De laatbarokke kerk van St.-Andreus (Sv. Ondrej) bezit een marmeren altaar met een beeld van de heilige. Aan het uiteinde van het plein Nám. gen. Klapku staat het stadhuis uit 1875. In het 6e bastion van de stadsmuur bevindt zich het lapidarium met grafstenen, sarcofagen, beelden en fragmenten van oude architectuur. De oudste voorwerpen zijn ruim 1900 jaar oud. Het Europaplein is een uniek project van een groep gerenommeerde Slowaakse architecten. Zij hebben op een nieuw plein de verschillende Europese bouwstijlen samengebracht. Het plein symboliseert de culturele en etnische eenheid van het oude Europa.
Vlak bij Kamenicná, bij de Váh ligt een vogelreservaat.
Een paar kilometer ten oosten van Komárno ligt Iža. Hier liggen de resten van het Romeinse fort Celemantia. De vesting was onderdeel van de Romeinse Limes, een verdedigingslinie die aan beide kanten van de Donau lag. Keizer Marcus Aurelius heeft het fort laten bouwen. Het Castellum Celemantia was 175 meter lang en breed. Sommige muren van het fort zijn ruim 2 meter dik. In het midden van de muren hadden de Romeinen een dubbele poort met torens gebouwd. Binnen de muren was een dorp. Een deel van de archeologische vondsten zijn te zien in het Romeinse lapidaruim van het Donaumuseum in Komárno en in het streekmuseum in Nitra.
In Patince, een dorpje ten oosten van Iža, is een warmwaterzwembad.
In Hurbanovo staat de brouwerij die het bier brouwt dat het meest in Slowakije gedronken wordt: Zlaty Bažant (gouden fazant).
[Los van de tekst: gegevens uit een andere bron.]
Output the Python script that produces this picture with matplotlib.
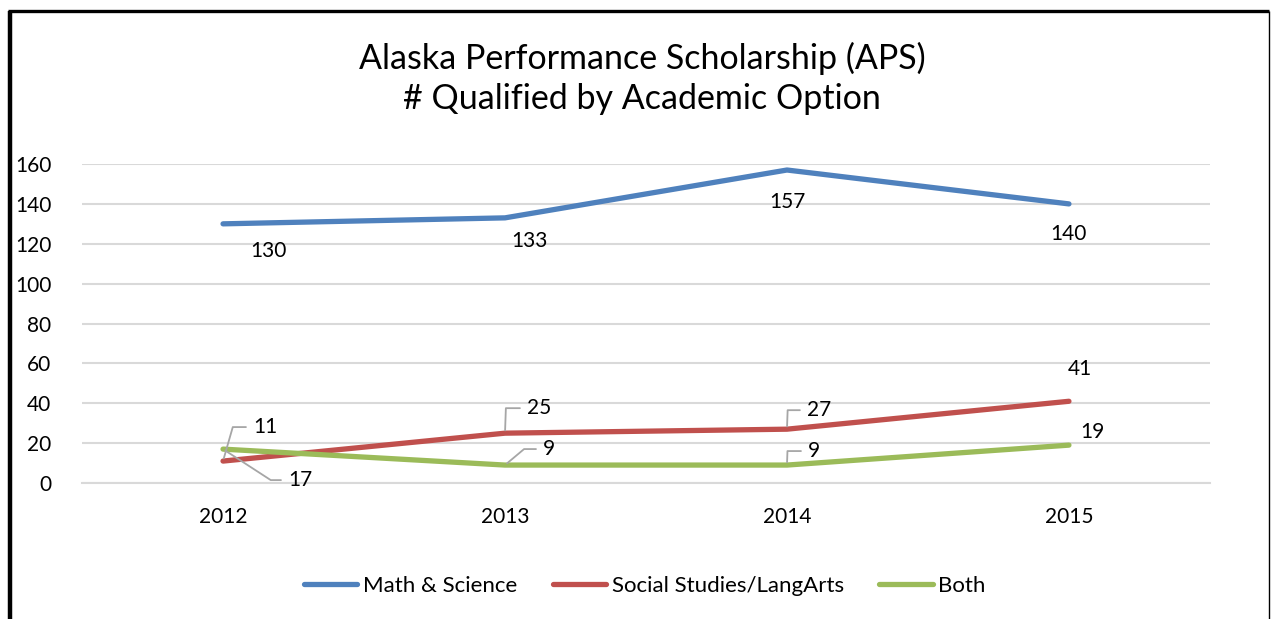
import matplotlib

matplotlib.use("Agg")
import matplotlib.pyplot as plt
from matplotlib.lines import Line2D

plt.rcParams["font.family"] = ["Lato", "DejaVu Sans"]

years = ["2012", "2013", "2014", "2015"]
math_science = [130, 133, 157, 140]
social_lang = [11, 25, 27, 41]
both = [17, 9, 9, 19]

series_names = ["Math & Science", "Social Studies/LangArts", "Both"]
colors = ["#4F81BD", "#C0504D", "#9BBB59"]

# label placement: (text offset in px, leader angle at the point or None)
label_style = {
    0: [((45, -27), None), ((24, -23), None), ((0, -32), None), ((0, -30), None)],
    1: [((42, 34), 74), ((34, 25), 88), ((32, 19), 88), ((11, 32), None)],
    2: [((77, -31), -33), ((44, 16), 40), ((27, 14), 88), ((23, 13), None)],
}

fig = plt.figure(figsize=(12.72, 6.19), dpi=100)
ax = fig.add_axes([0.0645, 0.2197, 0.8867, 0.5153])

x = list(range(len(years)))
all_series = [math_science, social_lang, both]
for values, name, color in zip(all_series, series_names, colors):
    ax.plot(x, values, color=color, lw=3.8, solid_capstyle="round",
            solid_joinstyle="round", label=name, zorder=3)

px = 0.72  # points per pixel at 100 dpi
for idx, values in enumerate(all_series):
    for i, v in enumerate(values):
        (dx, dy), ang = label_style[idx][i]
        kw = {}
        if ang is not None:
            kw["arrowprops"] = dict(arrowstyle="-", color="#A6A6A6", lw=1.3,
                                    connectionstyle=f"angle,angleA=0,angleB={ang},rad=0",
                                    relpos=(0, 0.5), shrinkA=3, shrinkB=2)
        ax.annotate(str(v), xy=(i, v), xytext=(dx * px, dy * px),
                    textcoords="offset points", ha="center", va="center",
                    fontsize=15, color="black", zorder=4, **kw)

ax.set_xlim(-0.5, len(years) - 0.5)
ax.set_ylim(0, 160)
ax.set_yticks(range(0, 161, 20))
ax.set_xticks(x)
ax.set_xticklabels(years)
ax.tick_params(axis="both", length=0, labelsize=15)
ax.tick_params(axis="x", pad=17)
ax.tick_params(axis="y", pad=22)
ax.grid(axis="y", color="#D9D9D9", lw=1.5)
ax.set_axisbelow(True)
for side in ["top", "right", "left"]:
    ax.spines[side].set_visible(False)
ax.spines["bottom"].set_color("#D9D9D9")
ax.spines["bottom"].set_linewidth(1.5)

fig.text(0.505, 0.873, "Alaska Performance Scholarship (APS)\n# Qualified by Academic Option",
         ha="center", va="center", fontsize=24.5, linespacing=1.3)

fig.legend(loc="center", bbox_to_anchor=(0.507, 0.053), ncol=3, frameon=False,
           fontsize=16, handlelength=2.4, handletextpad=0.25, columnspacing=1.6)

# outer frame (thick left/top, thin right)
fig.add_artist(Line2D([0.0079, 0.0079], [0, 0.983], color="black", lw=3.2,
                      transform=fig.transFigure, solid_capstyle="butt"))
fig.add_artist(Line2D([0.0063, 0.998], [0.983, 0.983], color="black", lw=2.4,
                      transform=fig.transFigure, solid_capstyle="butt"))
fig.add_artist(Line2D([0.998, 0.998], [0, 0.983], color="black", lw=1.0,
                      transform=fig.transFigure, solid_capstyle="butt"))

fig.savefig("out.png", dpi=100)
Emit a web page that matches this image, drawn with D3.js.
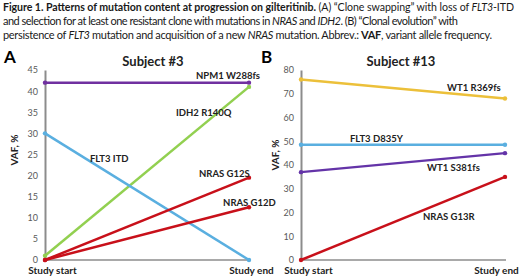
<!DOCTYPE html>
<html>
<head>
<meta charset="utf-8">
<script src="https://cdn.jsdelivr.net/npm/d3@7"></script>
<style>
body { margin: 0; background: #fff; }
svg text { font-family: Lato, "Open Sans", sans-serif; }
</style>
</head>
<body>
<div class="mainView"></div>
<script>
// time points
const timepoints = ["Study start", "Study end"];

// panel A, subject #3
const mutationsA = ["NPM1 W288fs", "IDH2 R140Q", "FLT3 ITD", "NRAS G12S", "NRAS G12D"];
const startA = [42, 1, 30, 0, 0];
const endA = [42, 41, 0, 19.5, 12.5];
const ticksA = [0, 5, 10, 15, 20, 25, 30, 35, 40, 45];

// panel B, subject #13
const mutationsB = ["WT1 R369fs", "FLT3 D835Y", "WT1 S381fs", "NRAS G13R"];
const startB = [76, 48.5, 37, 0];
const endB = [68, 48.5, 45, 35];
const ticksB = [0, 10, 20, 30, 40, 50, 60, 70, 80];

// styles / layout
const colorsA = ["#7030a0", "#92d050", "#5aafe0", "#c8101a", "#c8101a"];
const colorsB = ["#ecc03a", "#5aafe0", "#6434a8", "#c8101a"];
// label anchor: [fraction along x, VAF value]
const labelAtA = [[0.74, 42.9], [0.642, 34.1], [0.22, 23.2], [0.755, 19.7], [0.873, 12.8]];
const labelAtB = [[0.716, 71.2], [0.24, 49.7], [0.618, 37.5], [0.598, 16.8]];

const svg = d3.select(".mainView").append("svg")
    .attr("width", 520).attr("height", 280);

// caption
const caption = svg.append("g").attr("fill", "#1a1a1a");
let l1 = caption.append("text").attr("x", 3).attr("y", 11).style("font-size", "10.6px")
    .attr("textLength", 511).attr("lengthAdjust", "spacing");
l1.append("tspan").style("font-weight", "bold").text("Figure 1. Patterns of mutation content at progression on gilteritinib.");
l1.append("tspan").text(" (A) \u201cClone swapping\u201d with loss of ");
l1.append("tspan").style("font-style", "italic").text("FLT3");
l1.append("tspan").text("-ITD");
let l2 = caption.append("text").attr("x", 3).attr("y", 25).style("font-size", "11px")
    .attr("textLength", 455).attr("lengthAdjust", "spacing");
l2.append("tspan").text("and selection  for at least one resistant clone with mutations in ");
l2.append("tspan").style("font-style", "italic").text("NRAS");
l2.append("tspan").text(" and ");
l2.append("tspan").style("font-style", "italic").text("IDH2");
l2.append("tspan").text(". (B) \u201cClonal evolution\u201d with");
let l3 = caption.append("text").attr("x", 3).attr("y", 39).style("font-size", "11px")
    .attr("textLength", 489).attr("lengthAdjust", "spacing");
l3.append("tspan").text("persistence of ");
l3.append("tspan").style("font-style", "italic").text("FLT3");
l3.append("tspan").text(" mutation and acquisition of a new ");
l3.append("tspan").style("font-style", "italic").text("NRAS");
l3.append("tspan").text(" mutation. Abbrev.: ");
l3.append("tspan").style("font-weight", "bold").text("VAF");
l3.append("tspan").text(", variant allele  frequency.");

function drawPanel(cfg) {
    let xScale = d3.scalePoint().domain(timepoints).range([cfg.x0, cfg.x1]);
    let yScale = d3.scaleLinear().domain([0, cfg.max]).range([260, 70]);
    let g = svg.append("g");

    g.append("text").attr("x", cfg.letterX).attr("y", 63)
        .style("font-size", "17px").style("font-weight", "bold").text(cfg.letter);
    g.append("text").attr("x", cfg.titleX).attr("y", 66).attr("text-anchor", "middle")
        .style("font-size", "13px").style("font-weight", "bold").attr("fill", "#222").text(cfg.title);

    // y axis
    let yAxis = g.append("g").attr("transform", "translate(" + cfg.x0 + ",0)")
        .call(d3.axisLeft(yScale).tickValues(cfg.ticks).tickSize(0).tickPadding(7).tickSizeOuter(0));
    yAxis.select(".domain").attr("stroke", "#8c8c8c").attr("stroke-width", 2);
    yAxis.selectAll("text").attr("fill", "#595959").style("font-size", "9px")
        .style("font-family", "Lato, sans-serif");

    // x axis
    let xAxis = g.append("g").attr("transform", "translate(0,260)")
        .call(d3.axisBottom(xScale).tickSize(0).tickPadding(7).tickSizeOuter(0));
    xAxis.select(".domain").attr("stroke", "#8c8c8c").attr("stroke-width", 1.5)
        .attr("d", "M" + cfg.x0 + ",0H" + (cfg.x1 + 1));
    xAxis.selectAll("text").attr("fill", "#222").style("font-size", "10px")
        .style("font-weight", "bold").style("font-family", "Lato, sans-serif")
        .attr("dx", (d, i) => i == 0 ? 7 : cfg.endDx);

    g.append("text").attr("transform", "translate(" + cfg.vafX + "," + cfg.vafY + ") rotate(-90)")
        .attr("text-anchor", "middle").style("font-size", "10px").style("font-weight", "bold")
        .attr("fill", "#222").text("VAF, %");

    let series = cfg.names.map((n, i) => ({ name: n, values: [cfg.start[i], cfg.end[i]], color: cfg.colors[i], at: cfg.labelAt[i] }));

    let line = d3.line().x((d, i) => xScale(timepoints[i])).y(d => yScale(d));
    g.selectAll("path.series").data(series).enter().append("path")
        .attr("class", "series")
        .attr("d", d => line(d.values))
        .attr("fill", "none").attr("stroke", d => d.color).attr("stroke-width", 2.5);

    series.forEach(s => {
        g.selectAll(null).data(s.values).enter().append("circle")
            .attr("cx", (d, i) => xScale(timepoints[i]))
            .attr("cy", d => yScale(d))
            .attr("r", 2.2).attr("fill", s.color);
    });

    g.selectAll("text.lbl").data(series).enter().append("text")
        .attr("class", "lbl")
        .attr("x", d => cfg.x0 + d.at[0] * (cfg.x1 - cfg.x0))
        .attr("y", d => yScale(d.at[1]))
        .style("font-size", "9.5px").style("font-weight", "bold").attr("fill", "#222")
        .text(d => d.name);
}

drawPanel({ letter: "A", letterX: 4, title: "Subject #3", titleX: 153, x0: 45, x1: 249, max: 45,
    ticks: ticksA, names: mutationsA, start: startA, end: endA, colors: colorsA, labelAt: labelAtA,
    vafX: 18, vafY: 150, endDx: 2 });
drawPanel({ letter: "B", letterX: 261, title: "Subject #13", titleX: 401, x0: 301, x1: 505, max: 80,
    ticks: ticksB, names: mutationsB, start: startB, end: endB, colors: colorsB, labelAt: labelAtB,
    vafX: 279, vafY: 155, endDx: -9 });
</script>
</body>
</html>
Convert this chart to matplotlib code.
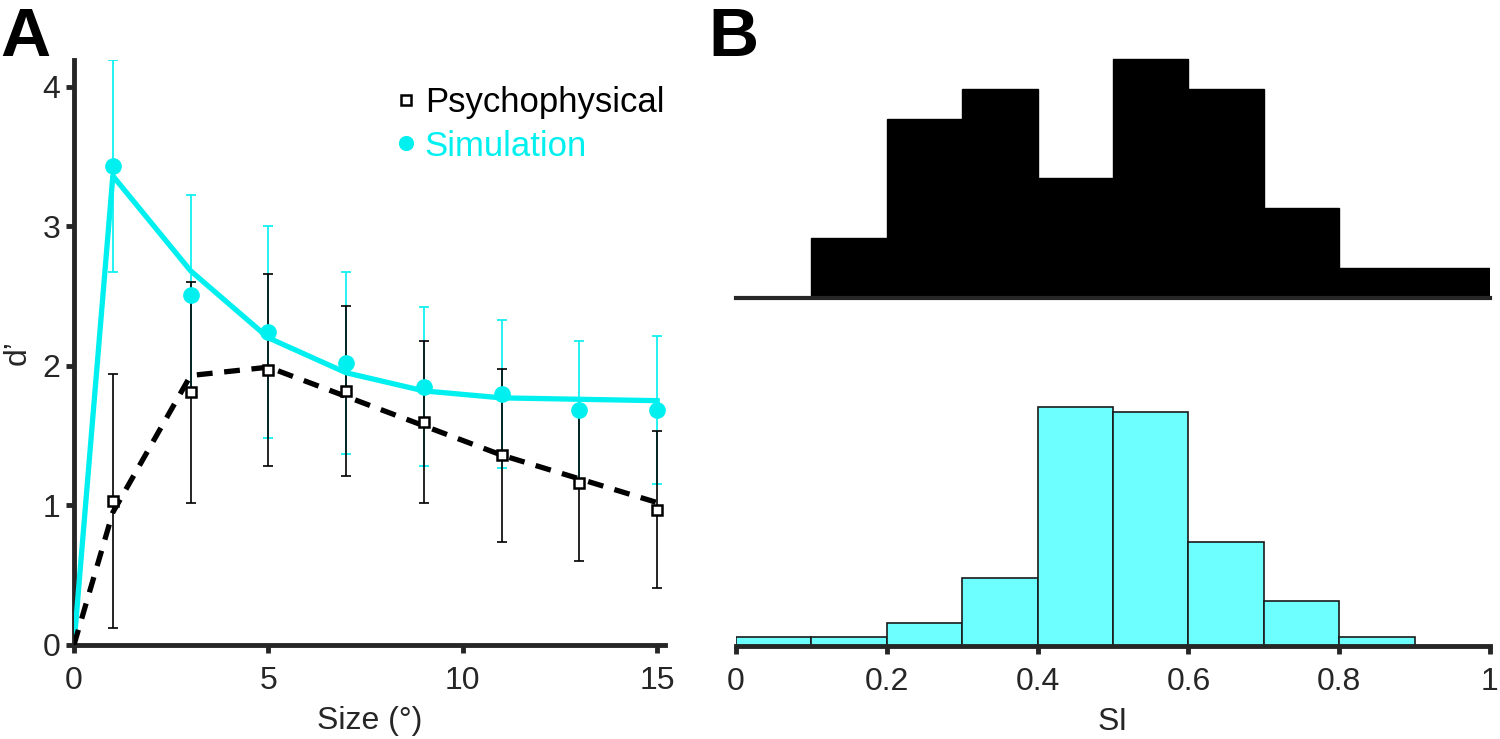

In het dorp staat ook de oudste sterrenwacht van Slowakije.
Kolárovo ligt aan de samenvloeiing van de Kleine Donau (Maly Dunaj) en de Waag (Váh). Tegen de oever van de Kleine Donau ligt een drijvende watermolen. Het is een van de weinige watermolens in Slowakije die nog over is. Niet ver van de watermolen ligt de langste houten brug van Midden-Europa. In de ruïne van een barok fort is het watermolenmuseum gehuisvest (múzeum vodného mlynárstva).
De rooms-katholieke kloosterkerk van de Maagd Maria in Diakovce is 13e-eeuws. Ernaast staat de vroeg-Romaanse Sint-Stefanskapel uit 1103.
Bij Galanta staat de elegante zeventiende-eeuwse residentie van de Hongaarse familie Esterházy.